Published July 29, 2002

WASHINGTON: Former president Bill Clinton has chastized the Bush administration for suggesting he bears part of the blame for the corporate accounting scandals and said President Bush made a mistake with his first-year Middle East policy.

Clinton, who made the remarks to WJLA-TV Channel 7 as he left a memorial service in Washington on Friday, breached the tradition recent presidents have maintained of refraining from criticizing their successors.

Bush administration officials have suggested that corporate practices got out of hand under the Clinton administration’s Securities and Exchange Commission.

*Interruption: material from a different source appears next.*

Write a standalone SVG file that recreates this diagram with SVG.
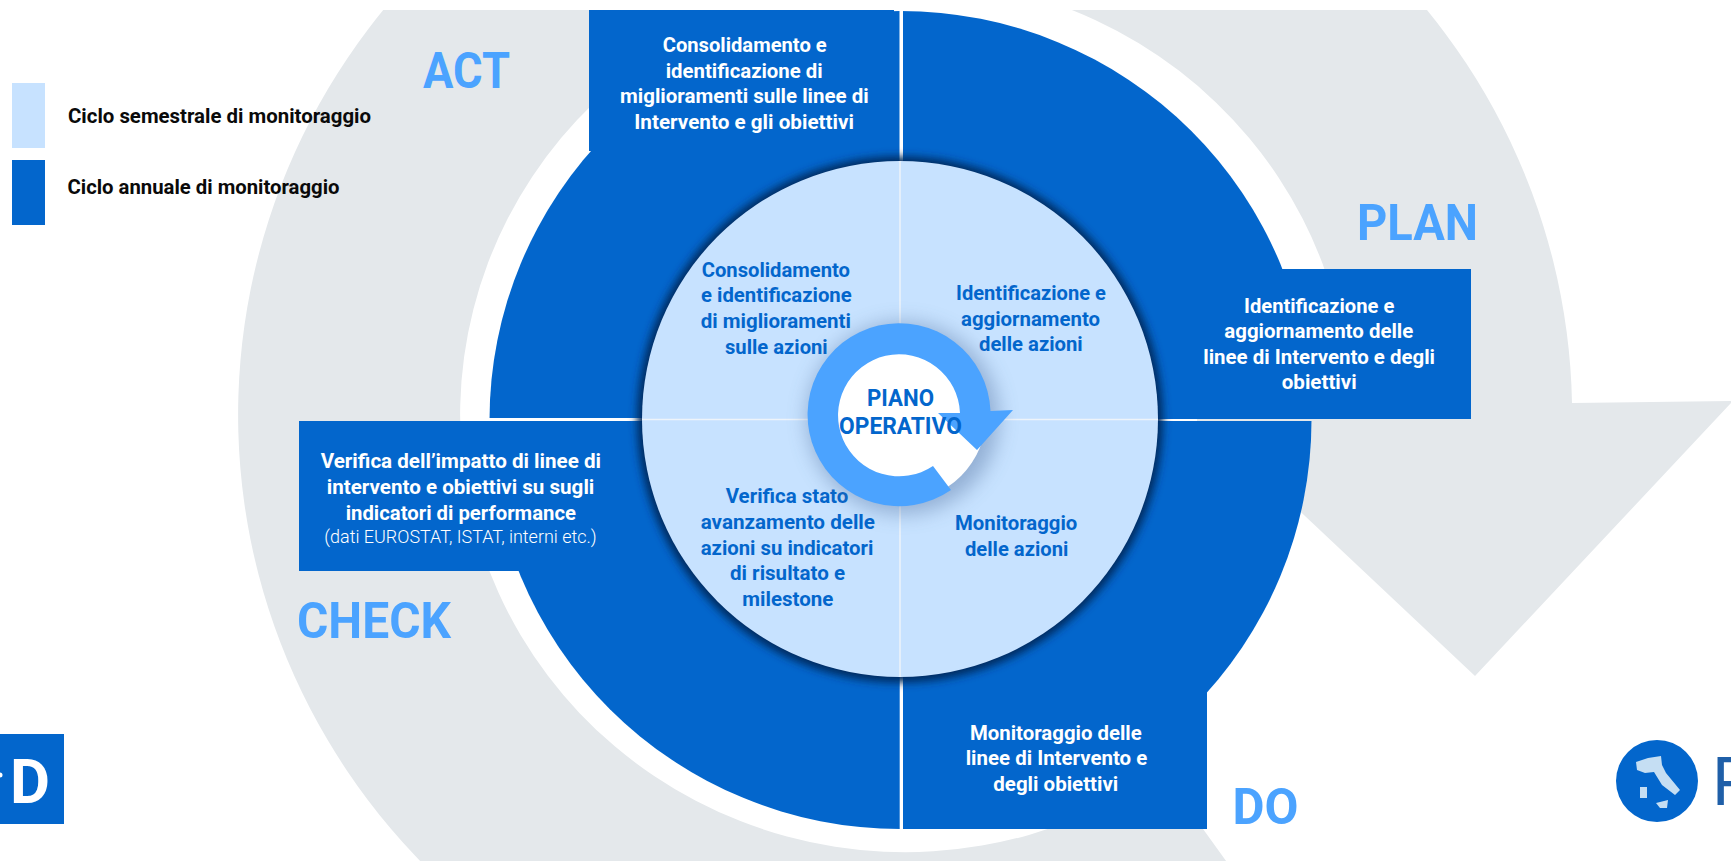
<svg xmlns="http://www.w3.org/2000/svg" width="1731" height="861" viewBox="0 0 1731 861">
<style>
text{font-family:"Roboto","Liberation Sans",sans-serif;font-weight:700;font-size:20.5px}
.w{fill:#fff}
.b{fill:#0366cc}
.k{fill:#0a0a0a;font-size:19.5px}
.h{fill:#4ba3ff;font-size:50.5px}
.l{fill:#fff;font-weight:300;font-size:18px}
.dark{fill:#0366cc}
.gap{fill:#fff}
</style>
<defs>
<clipPath id="page"><rect x="0" y="10" width="1731" height="851"/></clipPath>
<filter id="edge" x="-10%" y="-10%" width="120%" height="120%"><feGaussianBlur stdDeviation="4"/></filter>
<filter id="soft" x="-40%" y="-40%" width="180%" height="180%"><feGaussianBlur stdDeviation="10"/></filter>
</defs>
<rect width="1731" height="861" fill="#fff"/>
<g id="gray-cycle-arrow" clip-path="url(#page)">
<path fill="#e4e8eb" d="M1288,947 A667,650 0 1 1 1572,403 L1731,401 L1731,403 L1475,676 L1203,420 L1197,405 L1350,405 A445,437 0 1 0 1162,772 Z"/>
</g>
<g id="legend">
<rect x="12" y="83" width="33" height="65" fill="#c7e2ff"/>
<rect x="12" y="160" width="33" height="65" class="dark"/>
<text class="k" x="68" y="122.7" textLength="303" lengthAdjust="spacingAndGlyphs">Ciclo semestrale di monitoraggio</text>
<text class="k" x="67.5" y="194.3" textLength="272" lengthAdjust="spacingAndGlyphs">Ciclo annuale di monitoraggio</text>
</g>
<g id="outer-ring">
<ellipse cx="900.5" cy="420" rx="411" ry="409" class="dark"/>
<rect x="589" y="10" width="305" height="141" class="dark"/>
<rect x="1270" y="269" width="201" height="150" class="dark"/>
<rect x="903" y="690" width="304" height="139" class="dark"/>
<rect x="299" y="421" width="230" height="150" class="dark"/>
<rect x="899.5" y="10" width="3.5" height="152" class="gap"/>
<rect x="899.7" y="676" width="3.3" height="154" class="gap"/>
<rect x="489" y="418" width="155" height="3" class="gap"/>
<rect x="1156" y="419" width="41" height="2" class="gap"/>
<rect x="1197" y="419" width="116" height="2" fill="#e4e8eb"/>
</g>
<g id="inner-disc">
<circle cx="900" cy="419.5" r="263" fill="#002c5e" filter="url(#edge)"/>
<circle cx="900" cy="419" r="258" fill="#c7e2ff"/>
<path d="M900,161V677M642,419.5H1158" stroke="#eef4fa" stroke-width="1.5" fill="none"/>
</g>
<g id="act">
<text class="h" x="423" y="88.4" textLength="87" lengthAdjust="spacingAndGlyphs">ACT</text>
<text class="w" x="662.7" y="51.7" textLength="164" lengthAdjust="spacingAndGlyphs">Consolidamento e</text>
<text class="w" x="665.7" y="78.3" textLength="157" lengthAdjust="spacingAndGlyphs">identificazione di</text>
<text class="w" x="620" y="103.3" textLength="248.7" lengthAdjust="spacingAndGlyphs">miglioramenti sulle linee di</text>
<text class="w" x="634.3" y="129" textLength="219.7" lengthAdjust="spacingAndGlyphs">Intervento e gli obiettivi</text>
</g>
<g id="plan">
<text class="h" x="1357" y="240" textLength="121" lengthAdjust="spacingAndGlyphs">PLAN</text>
<text class="w" x="1244" y="312.7" textLength="150.3" lengthAdjust="spacingAndGlyphs">Identificazione e</text>
<text class="w" x="1224.3" y="338.3" textLength="189" lengthAdjust="spacingAndGlyphs">aggiornamento delle</text>
<text class="w" x="1203.3" y="364" textLength="231.7" lengthAdjust="spacingAndGlyphs">linee di Intervento e degli</text>
<text class="w" x="1281.7" y="389.3" textLength="75" lengthAdjust="spacingAndGlyphs">obiettivi</text>
</g>
<g id="do">
<text class="h" x="1232.5" y="824.3" textLength="66" lengthAdjust="spacingAndGlyphs">DO</text>
<text class="w" x="970" y="740" textLength="171.7" lengthAdjust="spacingAndGlyphs">Monitoraggio delle</text>
<text class="w" x="965.7" y="765" textLength="181.6" lengthAdjust="spacingAndGlyphs">linee di Intervento e</text>
<text class="w" x="993.3" y="790.7" textLength="125" lengthAdjust="spacingAndGlyphs">degli obiettivi</text>
</g>
<g id="check">
<text class="h" x="297" y="638.3" textLength="154" lengthAdjust="spacingAndGlyphs">CHECK</text>
<text class="w" x="320.7" y="468.3" textLength="280.3" lengthAdjust="spacingAndGlyphs">Verifica dell’impatto di linee di</text>
<text class="w" x="326.7" y="494.3" textLength="267.6" lengthAdjust="spacingAndGlyphs">intervento e obiettivi su sugli</text>
<text class="w" x="345.7" y="520" textLength="230.3" lengthAdjust="spacingAndGlyphs">indicatori di performance</text>
<text class="l" x="324.3" y="543.3" textLength="272.4" lengthAdjust="spacingAndGlyphs">(dati EUROSTAT, ISTAT, interni etc.)</text>
</g>
<g id="semester-act">
<text class="b" x="701.7" y="276.7" textLength="148.3" lengthAdjust="spacingAndGlyphs">Consolidamento</text>
<text class="b" x="701" y="301.7" textLength="150.7" lengthAdjust="spacingAndGlyphs">e identificazione</text>
<text class="b" x="700.7" y="328" textLength="150.3" lengthAdjust="spacingAndGlyphs">di miglioramenti</text>
<text class="b" x="725" y="354" textLength="102.7" lengthAdjust="spacingAndGlyphs">sulle azioni</text>
</g>
<g id="semester-plan">
<text class="b" x="956" y="300" textLength="150" lengthAdjust="spacingAndGlyphs">Identificazione e</text>
<text class="b" x="961" y="326" textLength="139" lengthAdjust="spacingAndGlyphs">aggiornamento</text>
<text class="b" x="979" y="350.7" textLength="103.7" lengthAdjust="spacingAndGlyphs">delle azioni</text>
</g>
<g id="semester-check">
<text class="b" x="725.7" y="502.7" textLength="122.6" lengthAdjust="spacingAndGlyphs">Verifica stato</text>
<text class="b" x="700.7" y="529" textLength="174.3" lengthAdjust="spacingAndGlyphs">avanzamento delle</text>
<text class="b" x="700.7" y="555" textLength="172.6" lengthAdjust="spacingAndGlyphs">azioni su indicatori</text>
<text class="b" x="730" y="580" textLength="115" lengthAdjust="spacingAndGlyphs">di risultato e</text>
<text class="b" x="742.3" y="605.7" textLength="91" lengthAdjust="spacingAndGlyphs">milestone</text>
</g>
<g id="semester-do">
<text class="b" x="955" y="530" textLength="122.3" lengthAdjust="spacingAndGlyphs">Monitoraggio</text>
<text class="b" x="965" y="556" textLength="103.3" lengthAdjust="spacingAndGlyphs">delle azioni</text>
</g>
<g id="center">
<circle cx="903" cy="418" r="96" fill="#3f5f90" opacity=".38" filter="url(#soft)"/>
<circle cx="899.5" cy="414.5" r="87" fill="#fff"/>
<path fill="#4ba3ff" d="M951,490 A91.5,91.5 0 1 1 990.5,411 L1013,410 L977,450 L938,413 L960,413 A61,61 0 1 0 933,466 Z"/>
<text class="b" x="867" y="406" style="font-size:23px" textLength="67" lengthAdjust="spacingAndGlyphs">PIANO</text>
<text class="b" x="839" y="434" style="font-size:23px" textLength="123" lengthAdjust="spacingAndGlyphs">OPERATIVO</text>
</g>
<g id="logo-left">
<rect x="0" y="734" width="64" height="90" class="dark"/>
<circle cx="0" cy="775" r="2.5" fill="#fff"/>
<text x="10" y="803" fill="#fff" style="font-size:61px" textLength="40" lengthAdjust="spacingAndGlyphs">D</text>
</g>
<g id="logo-right">
<circle cx="1657" cy="781" r="41" class="dark"/>
<path fill="#c5def3" d="M1636,762 L1648,758 L1661,756 L1662,765 L1666,773 L1680,790 L1675,795 L1662,785 L1654,772 L1645,773 L1637,770 Z M1640,787 H1647 V798 H1640 Z M1656,803 L1668,800 L1667,808 L1660,808 Z"/>
<text x="1712" y="805" fill="#1f5fa8" style="font-size:67px;font-weight:400">P</text>
</g>
</svg>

“These people ran on responsibility, but as soon as you scratch them, they go straight to blame,” Clinton said. “Now, you know, I didn’t blame his father for Somalia when we had that awful day memorialized in “Black Hawk Down.’ I didn’t do that. And I think that’s not a real mark of leadership, and it’s the wrong thing to do.”

The book and film ‘Black Hawk Down’ tell the story of a deadly 1993 attack on US special forces, which had been sent to the famine-ravaged East African country by President George H.W. Bush to safeguard the delivery of food.

A White House official called the remarks “surprising.” Jim Dyke, press secretary of the Republican National Committee, said they were “a typical Clinton response: Attack and politicize.”

When asked if Clinton had contributed to the corporate excesses of the 1990s, Bush said, “No.”

When asked about his SEC chairman, Bush said, “I think Harvey Pitt was put in place to clean up a mess.” Bush’s aides often point out that most of the corporate malfeasance uncovered so far occurred on Clinton’s watch. —Dawn/The Washington Post News Service.